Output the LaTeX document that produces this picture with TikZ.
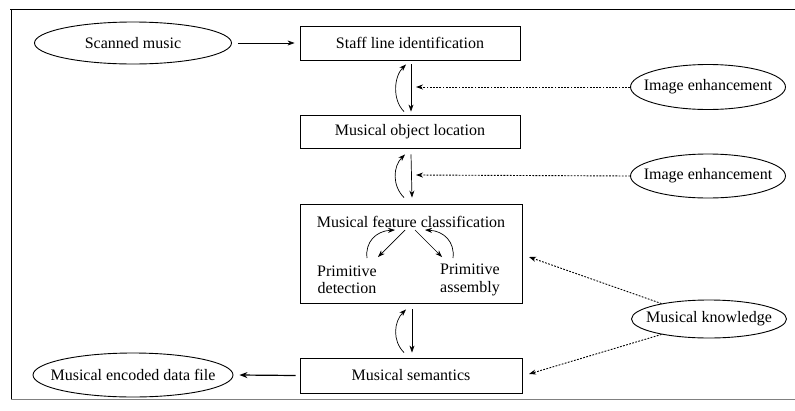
\documentclass[tikz,border=0pt]{standalone}
\usepackage{fontspec}
\setmainfont{Liberation Serif}
\usetikzlibrary{shapes.geometric,arrows.meta}
\begin{document}
\begin{tikzpicture}[x=1pt,y=-1pt,
  font=\fontsize{16}{17.5}\selectfont,
  boxn/.style={draw,line width=0.9pt,rectangle,inner sep=0pt},
  ell/.style={draw,line width=0.9pt,ellipse,inner sep=0pt},
  arr/.style={line width=0.7pt,-{Stealth[length=7pt,width=5pt]}},
  dotarr/.style={line width=0.9pt,dash pattern=on 1.8pt off 1.4pt,-{Stealth[length=7pt,width=5pt]}},
  thickarr/.style={line width=1.2pt,-{Stealth[length=8pt,width=6pt]}}]
\useasboundingbox (0,0) rectangle (795,410);
% frame
\draw[line width=1pt] (10,9) -- (795,9);
\draw[line width=0.8pt] (11,9) -- (11,400);
\draw[line width=0.6pt,gray] (11,399) -- (795,399);
% ellipses (shape) and their texts
\node[ell,minimum width=197pt,minimum height=42pt] (scan) at (133,43) {};
\node (scant) at (scan) {Scanned music};
\node[ell,minimum width=200pt,minimum height=44pt] (enc) at (133,375) {};
\node (enct) at (enc) {Musical encoded data file};
\node[ell,minimum width=155pt,minimum height=45pt] (ie1) at (708,87) {};
\node (ie1t) at (ie1) {Image enhancement};
\node[ell,minimum width=155pt,minimum height=44pt] (ie2) at (708,176) {};
\node (ie2t) at (ie2) {Image enhancement};
\node[ell,minimum width=155pt,minimum height=38pt] (know) at (709,319) {};
\node (knowt) at (know) {Musical knowledge};
% boxes
\node[boxn,minimum width=220pt,minimum height=34pt] (staff) at (410,43) {Staff line identification};
\node[boxn,minimum width=220pt,minimum height=33pt] (obj) at (410,131.5) {Musical object location};
\node[boxn,minimum width=222pt,minimum height=99pt] (feat) at (411,253.5) {};
\node (ftitle) at (411,222) {Musical feature classification};
\node[align=center,inner sep=0pt] (pd) at (347,280) {Primitive\\detection};
\node[align=center,inner sep=0pt] (pa) at (470,280) {Primitive\\assembly};
\node[boxn,minimum width=222pt,minimum height=35pt] (sem) at (411,375.5) {Musical semantics};
% coordinates
\coordinate (t1) at (416,87);
\coordinate (t2) at (416,175);
\coordinate (k1) at (529,257);
\coordinate (k2) at (529,374);
\coordinate (fa) at (405,230);
\coordinate (fb) at (378,257);
\coordinate (fc) at (367,258);
\coordinate (fd) at (395,230);
\coordinate (fe) at (415,230);
\coordinate (ff) at (442,257);
\coordinate (fg) at (453,258);
\coordinate (fh) at (425,230);
% main flow
\draw[arr] ([xshift=6pt]scan.east) -- ([xshift=-5pt]staff.west);
\draw[arr] ([shift={(1,4)}]staff.south) -- ([shift={(1,-3)}]obj.north);
\draw[arr] ([shift={(-6,-3)}]obj.north) .. controls +(-12,-12) and +(-12,12) .. ([shift={(-4,4)}]staff.south);
\draw[arr] ([shift={(1,6)}]obj.south) -- ([shift={(1,-6)}]feat.north);
\draw[arr] ([shift={(-7,-6)}]feat.north) .. controls +(-12,-12) and +(-12,12) .. ([shift={(-5,6)}]obj.south);
\draw[arr] ([shift={(1,6)}]feat.south) -- ([shift={(1,-5)}]sem.north);
\draw[arr] ([shift={(-7,-5)}]sem.north) .. controls +(-12,-12) and +(-12,12) .. ([shift={(-5,6)}]feat.south);
\draw[thickarr] ([xshift=-4pt]sem.west) -- ([xshift=6pt]enc.east);
% dotted inputs
\draw[dotarr] (ie1.west) -- (t1);
\draw[dotarr] (ie2.west) -- (t2);
\draw[dotarr] (know.162) -- (k1);
\draw[dotarr] (know.198) -- (k2);
% internal arrows
\draw[arr] (fa) -- (fb);
\draw[arr] (fc) .. controls (365,242) and (376,231) .. (fd);
\draw[arr] (fe) -- (ff);
\draw[arr] (fg) .. controls (455,242) and (444,231) .. (fh);
\end{tikzpicture}
\end{document}
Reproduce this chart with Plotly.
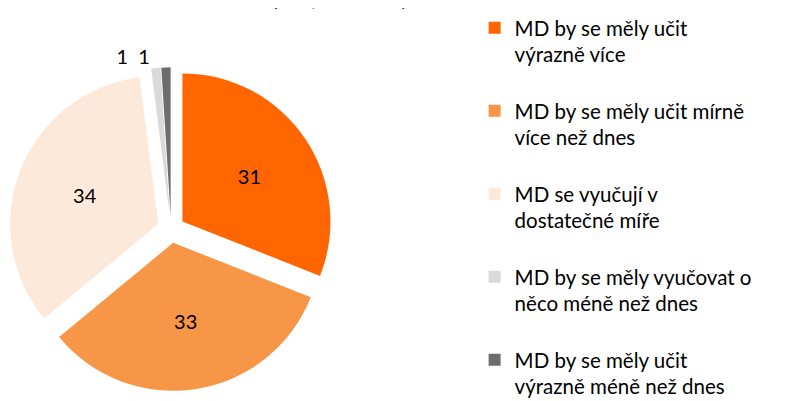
import plotly.graph_objects as go

categories = [
    "MD by se měly učit<br>výrazně více",
    "MD by se měly učit mírně<br>více než dnes",
    "MD se vyučují v<br>dostatečné míře",
    "MD by se měly vyučovat o<br>něco méně než dnes",
    "MD by se měly učit<br>výrazně méně než dnes",
]
values = [31, 33, 34, 1, 1]
colors = ["#FF6600", "#F79646", "#FDE9D9", "#D9D9D9", "#6D6D6D"]
title_text = "(v %; N = 300)"

FONT = "Lato, 'Open Sans', sans-serif"

# blank trailing line gives the gap between legend entries
legend_labels = [c + "<br> " for c in categories[:-1]] + [categories[-1]]
# the two tiny slices share one outside label, as in the original
slice_text = [str(v) for v in values[:3]] + [f"{values[3]}\u2002{values[4]}", ""]
text_pos = ["inside", "inside", "inside", "outside", "none"]

fig = go.Figure(
    go.Pie(
        labels=legend_labels,
        values=values,
        text=slice_text,
        textinfo="text",
        textposition=text_pos,
        insidetextorientation="horizontal",
        sort=False,
        direction="clockwise",
        rotation=0,
        pull=[0.093] * len(values),
        marker=dict(colors=colors, line=dict(width=0)),
        textfont=dict(family=FONT, size=20, color="#000000"),
        domain=dict(x=[0.0015, 0.4066], y=[0.045, 0.852]),
        automargin=False,
        hoverinfo="label+value",
    )
)

fig.update_layout(
    width=799, height=401,
    margin=dict(l=0, r=0, t=0, b=0),
    paper_bgcolor="white", plot_bgcolor="white",
    font=dict(family=FONT, color="#000000"),
    title=dict(
        text=title_text, xref="container", yref="container",
        x=0.415, xanchor="center", y=1.0, yanchor="bottom",
        pad=dict(b=2, t=0, l=0, r=0),
        font=dict(family=FONT, size=22, color="#000000"),
    ),
    legend=dict(
        x=0.584, y=1.0, xanchor="left", yanchor="top",
        valign="top",
        font=dict(family=FONT, size=20.5, color="#000000"),
        bgcolor="rgba(0,0,0,0)",
    ),
    showlegend=True,
)

fig.write_html("out.html")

━━━━━━━━━━━━━━━━

Give back the whole listing as it stands, minus its pictures.

Output the LaTeX document that produces this picture with TikZ.
\documentclass[tikz,border=0pt]{standalone}
\usepackage{fontspec}
\setmainfont{Liberation Serif}
\usetikzlibrary{shapes.geometric,arrows.meta}
\begin{document}
\begin{tikzpicture}[x=1pt,y=-1pt,
  font=\fontsize{16}{17.5}\selectfont,
  boxn/.style={draw,line width=0.9pt,rectangle,inner sep=0pt},
  ell/.style={draw,line width=0.9pt,ellipse,inner sep=0pt},
  arr/.style={line width=0.7pt,-{Stealth[length=7pt,width=5pt]}},
  dotarr/.style={line width=0.9pt,dash pattern=on 1.8pt off 1.4pt,-{Stealth[length=7pt,width=5pt]}},
  thickarr/.style={line width=1.2pt,-{Stealth[length=8pt,width=6pt]}}]
\useasboundingbox (0,0) rectangle (795,410);
% frame
\draw[line width=1pt] (10,9) -- (795,9);
\draw[line width=0.8pt] (11,9) -- (11,400);
\draw[line width=0.6pt,gray] (11,399) -- (795,399);
% ellipses (shape) and their texts
\node[ell,minimum width=197pt,minimum height=42pt] (scan) at (133,43) {};
\node (scant) at (scan) {Scanned music};
\node[ell,minimum width=200pt,minimum height=44pt] (enc) at (133,375) {};
\node (enct) at (enc) {Musical encoded data file};
\node[ell,minimum width=155pt,minimum height=45pt] (ie1) at (708,87) {};
\node (ie1t) at (ie1) {Image enhancement};
\node[ell,minimum width=155pt,minimum height=44pt] (ie2) at (708,176) {};
\node (ie2t) at (ie2) {Image enhancement};
\node[ell,minimum width=155pt,minimum height=38pt] (know) at (709,319) {};
\node (knowt) at (know) {Musical knowledge};
% boxes
\node[boxn,minimum width=220pt,minimum height=34pt] (staff) at (410,43) {Staff line identification};
\node[boxn,minimum width=220pt,minimum height=33pt] (obj) at (410,131.5) {Musical object location};
\node[boxn,minimum width=222pt,minimum height=99pt] (feat) at (411,253.5) {};
\node (ftitle) at (411,222) {Musical feature classification};
\node[align=center,inner sep=0pt] (pd) at (347,280) {Primitive\\detection};
\node[align=center,inner sep=0pt] (pa) at (470,280) {Primitive\\assembly};
\node[boxn,minimum width=222pt,minimum height=35pt] (sem) at (411,375.5) {Musical semantics};
% coordinates
\coordinate (t1) at (416,87);
\coordinate (t2) at (416,175);
\coordinate (k1) at (529,257);
\coordinate (k2) at (529,374);
\coordinate (fa) at (405,230);
\coordinate (fb) at (378,257);
\coordinate (fc) at (367,258);
\coordinate (fd) at (395,230);
\coordinate (fe) at (415,230);
\coordinate (ff) at (442,257);
\coordinate (fg) at (453,258);
\coordinate (fh) at (425,230);
% main flow
\draw[arr] ([xshift=6pt]scan.east) -- ([xshift=-5pt]staff.west);
\draw[arr] ([shift={(1,4)}]staff.south) -- ([shift={(1,-3)}]obj.north);
\draw[arr] ([shift={(-6,-3)}]obj.north) .. controls +(-12,-12) and +(-12,12) .. ([shift={(-4,4)}]staff.south);
\draw[arr] ([shift={(1,6)}]obj.south) -- ([shift={(1,-6)}]feat.north);
\draw[arr] ([shift={(-7,-6)}]feat.north) .. controls +(-12,-12) and +(-12,12) .. ([shift={(-5,6)}]obj.south);
\draw[arr] ([shift={(1,6)}]feat.south) -- ([shift={(1,-5)}]sem.north);
\draw[arr] ([shift={(-7,-5)}]sem.north) .. controls +(-12,-12) and +(-12,12) .. ([shift={(-5,6)}]feat.south);
\draw[thickarr] ([xshift=-4pt]sem.west) -- ([xshift=6pt]enc.east);
% dotted inputs
\draw[dotarr] (ie1.west) -- (t1);
\draw[dotarr] (ie2.west) -- (t2);
\draw[dotarr] (know.162) -- (k1);
\draw[dotarr] (know.198) -- (k2);
% internal arrows
\draw[arr] (fa) -- (fb);
\draw[arr] (fc) .. controls (365,242) and (376,231) .. (fd);
\draw[arr] (fe) -- (ff);
\draw[arr] (fg) .. controls (455,242) and (444,231) .. (fh);
\end{tikzpicture}
\end{document}
Reproduce this chart with Plotly.
import plotly.graph_objects as go

categories = [
    "MD by se měly učit<br>výrazně více",
    "MD by se měly učit mírně<br>více než dnes",
    "MD se vyučují v<br>dostatečné míře",
    "MD by se měly vyučovat o<br>něco méně než dnes",
    "MD by se měly učit<br>výrazně méně než dnes",
]
values = [31, 33, 34, 1, 1]
colors = ["#FF6600", "#F79646", "#FDE9D9", "#D9D9D9", "#6D6D6D"]
title_text = "(v %; N = 300)"

FONT = "Lato, 'Open Sans', sans-serif"

# blank trailing line gives the gap between legend entries
legend_labels = [c + "<br> " for c in categories[:-1]] + [categories[-1]]
# the two tiny slices share one outside label, as in the original
slice_text = [str(v) for v in values[:3]] + [f"{values[3]}\u2002{values[4]}", ""]
text_pos = ["inside", "inside", "inside", "outside", "none"]

fig = go.Figure(
    go.Pie(
        labels=legend_labels,
        values=values,
        text=slice_text,
        textinfo="text",
        textposition=text_pos,
        insidetextorientation="horizontal",
        sort=False,
        direction="clockwise",
        rotation=0,
        pull=[0.093] * len(values),
        marker=dict(colors=colors, line=dict(width=0)),
        textfont=dict(family=FONT, size=20, color="#000000"),
        domain=dict(x=[0.0015, 0.4066], y=[0.045, 0.852]),
        automargin=False,
        hoverinfo="label+value",
    )
)

fig.update_layout(
    width=799, height=401,
    margin=dict(l=0, r=0, t=0, b=0),
    paper_bgcolor="white", plot_bgcolor="white",
    font=dict(family=FONT, color="#000000"),
    title=dict(
        text=title_text, xref="container", yref="container",
        x=0.415, xanchor="center", y=1.0, yanchor="bottom",
        pad=dict(b=2, t=0, l=0, r=0),
        font=dict(family=FONT, size=22, color="#000000"),
    ),
    legend=dict(
        x=0.584, y=1.0, xanchor="left", yanchor="top",
        valign="top",
        font=dict(family=FONT, size=20.5, color="#000000"),
        bgcolor="rgba(0,0,0,0)",
    ),
    showlegend=True,
)

fig.write_html("out.html")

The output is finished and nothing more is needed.